Не сразу узнаём, что тетка уже здесь не живет, у нее, отсидевшей свое и актированной, то есть освобожденной по акту, как умирающая, нет права жить в столице, а только на сто первом километре, на станции Завидово. Здесь на Знаменке ее муж – наш дядя Петя. Бывшая барская квартира, ныне коммуналка, принадлежала когда-то главному художнику Императорского малого театра; его дочь, тоже художница, ютится теперь в крохотной комнате этой самой квартиры.
А нам здесь весело!
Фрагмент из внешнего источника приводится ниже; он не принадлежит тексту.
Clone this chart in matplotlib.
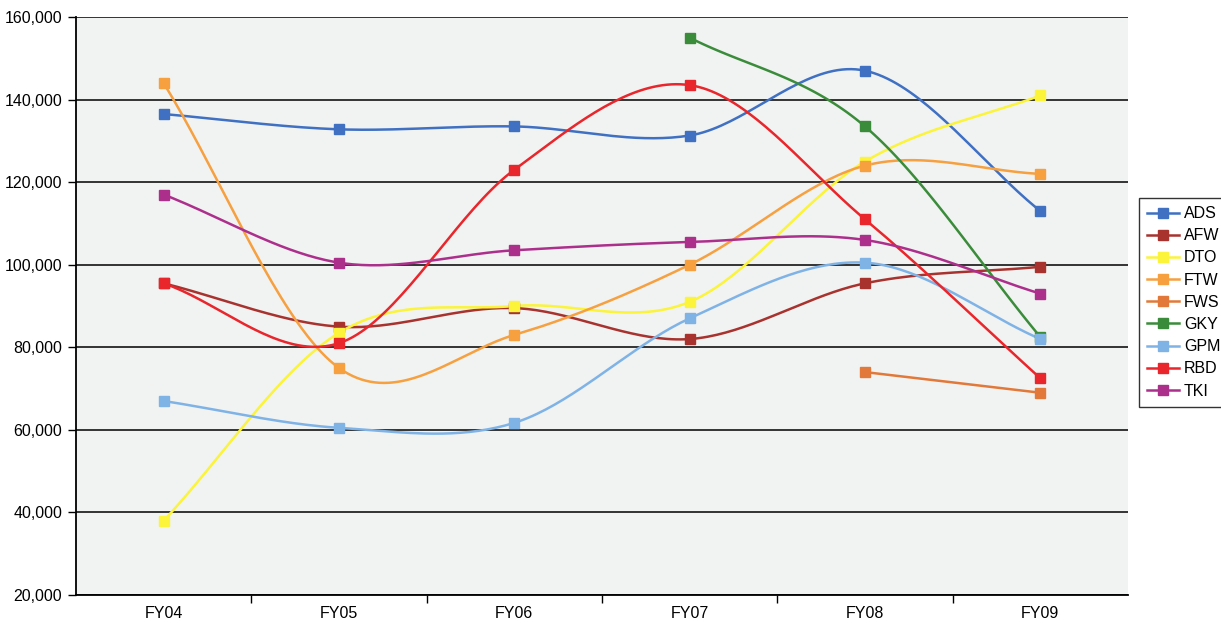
import numpy as np
import matplotlib
matplotlib.use("Agg")
import matplotlib.pyplot as plt
from matplotlib.ticker import FuncFormatter, FixedLocator

plt.rcParams['font.family'] = ['Liberation Sans', 'DejaVu Sans']

years = ["FY04", "FY05", "FY06", "FY07", "FY08", "FY09"]

# None = no figure for that year
ADS = [136500, 132800, 133500, 131300, 147000, 113000]
AFW = [95500, 85000, 89500, 82000, 95500, 99500]
DTO = [38000, 83500, 90000, 91000, 125000, 141000]
FTW = [144000, 75000, 83000, 100000, 124000, 122000]
FWS = [None, None, None, None, 74000, 69000]
GKY = [None, None, None, 155000, 133500, 82500]
GPM = [67000, 60500, 61700, 87000, 100500, 82000]
RBD = [95500, 81000, 123000, 143500, 111000, 72500]
TKI = [117000, 100500, 103500, 105500, 106000, 93000]

names = ["ADS", "AFW", "DTO", "FTW", "FWS", "GKY", "GPM", "RBD", "TKI"]
series = [ADS, AFW, DTO, FTW, FWS, GKY, GPM, RBD, TKI]
colors = ["#3f70c2", "#a8332e", "#fbf43a", "#f6a040", "#e2793a",
          "#3b8c3a", "#7fb3e6", "#e8262b", "#ad2f8c"]


def smooth(xs, ys, n=40):
    # bezier smoothing, end points extended along the first/last segment
    xs = np.asarray(xs, float)
    ys = np.asarray(ys, float)
    if len(xs) < 3:
        return xs, ys
    px = np.concatenate([[2 * xs[0] - xs[1]], xs, [2 * xs[-1] - xs[-2]]])
    py = np.concatenate([[2 * ys[0] - ys[1]], ys, [2 * ys[-1] - ys[-2]]])
    outx, outy = [], []
    t = np.linspace(0, 1, n)
    for i in range(1, len(px) - 2):
        p0 = np.array([px[i], py[i]])
        p3 = np.array([px[i + 1], py[i + 1]])
        c1 = p0 + (np.array([px[i + 1], py[i + 1]]) - np.array([px[i - 1], py[i - 1]])) / 6
        c2 = p3 - (np.array([px[i + 2], py[i + 2]]) - np.array([px[i], py[i]])) / 6
        b = ((1 - t) ** 3)[:, None] * p0 + (3 * (1 - t) ** 2 * t)[:, None] * c1 \
            + (3 * (1 - t) * t ** 2)[:, None] * c2 + (t ** 3)[:, None] * p3
        outx.extend(b[:, 0])
        outy.extend(b[:, 1])
    return np.array(outx), np.array(outy)


fig = plt.figure(figsize=(12.21, 6.23), dpi=100)
ax = fig.add_axes([0.0622, 0.0449, 0.8616, 0.9278])
ax.set_facecolor("#f1f3f2")

for name, vals, col in zip(names, series, colors):
    xs = [i for i, v in enumerate(vals) if v is not None]
    ys = [v for v in vals if v is not None]
    sx, sy = smooth(xs, ys)
    ax.plot(sx, sy, color=col, lw=1.8, zorder=3)
    ax.plot(xs, ys, ls="none", marker="s", ms=6.5, color=col,
            markeredgecolor=col, zorder=4)
    ax.plot([], [], color=col, lw=1.8, marker="s", ms=6.5, label=name)

ax.set_xlim(-0.5, 5.5)
ax.set_ylim(20000, 160000)
ax.set_yticks(np.arange(20000, 160001, 20000))
ax.yaxis.set_major_formatter(FuncFormatter(lambda v, p: f"{int(v):,}"))
ax.yaxis.grid(True, color="black", lw=1.1)
ax.set_axisbelow(True)

ax.set_xticks(range(len(years)))
ax.set_xticklabels(years)
ax.xaxis.set_minor_locator(FixedLocator(np.arange(0.5, 5.0, 1.0)))
ax.tick_params(axis="x", which="major", length=0, labelsize=11.5, pad=8)
ax.tick_params(axis="x", which="minor", length=6, width=1, direction="out")
ax.tick_params(axis="y", length=6, width=1, labelsize=11.5, pad=4)

for side in ["top", "right"]:
    ax.spines[side].set_visible(False)
ax.spines["left"].set_linewidth(1.3)
ax.spines["bottom"].set_linewidth(1.3)

leg = fig.legend(loc="upper left", bbox_to_anchor=(0.933, 0.682),
                 fontsize=11.5, frameon=True, fancybox=False,
                 handlelength=2.0, handletextpad=0.3, labelspacing=0.45,
                 borderpad=0.5, borderaxespad=0)
leg.get_frame().set_edgecolor("black")
leg.get_frame().set_linewidth(1.0)

fig.savefig("out.png", dpi=100)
Сюда приходят наши приятели и подруги. Дядя Петя не только всех терпит, но еще и кормит всех. А мы, молодые идиоты, занятые своей молодой чепухой, не любим, когда он дома. И беззаботно смеемся надо всем, что нас окружает, и даже над постоянными облавами – проверками, которые устраивают «органы» в квартирах дома, стоящего на правительственной трассе.
Трасса эта, то есть улица Фрунзе, упирается одним концом в Арбатскую площадь, а другим – в Боровицкие ворота Кремля, из которых «бог» выезжает в Кунцево на свою ближнюю дачу.
У Слуцкого: «Бог ехал в пяти машинах. Вокруг в пальтишках мышиных дрожала стража…» (Цитирую по памяти, но точную эту деталь – «мышиные пальтишки» – помню отлично.) Они стояли днем и ночью у всех ворот и подъездов – безмолвные тени в серых пальто. В одинаковых серых, как опознавательные знаки, пальто. И шляпах. Мы даже здоровались с ними, входя в дом. И они кивали нам в ответ. А один из них проводил однажды мою сестру по обледенелой Знаменке вниз к Моховой.
Проверки в квартирах устраивались регулярно. Когда милиционер со штатскими появлялся в прихожей, непрописанные, как я, кончавшая школу у тетки в Завидове, прятались на черной лестнице, дверь на которую выходила из кухни.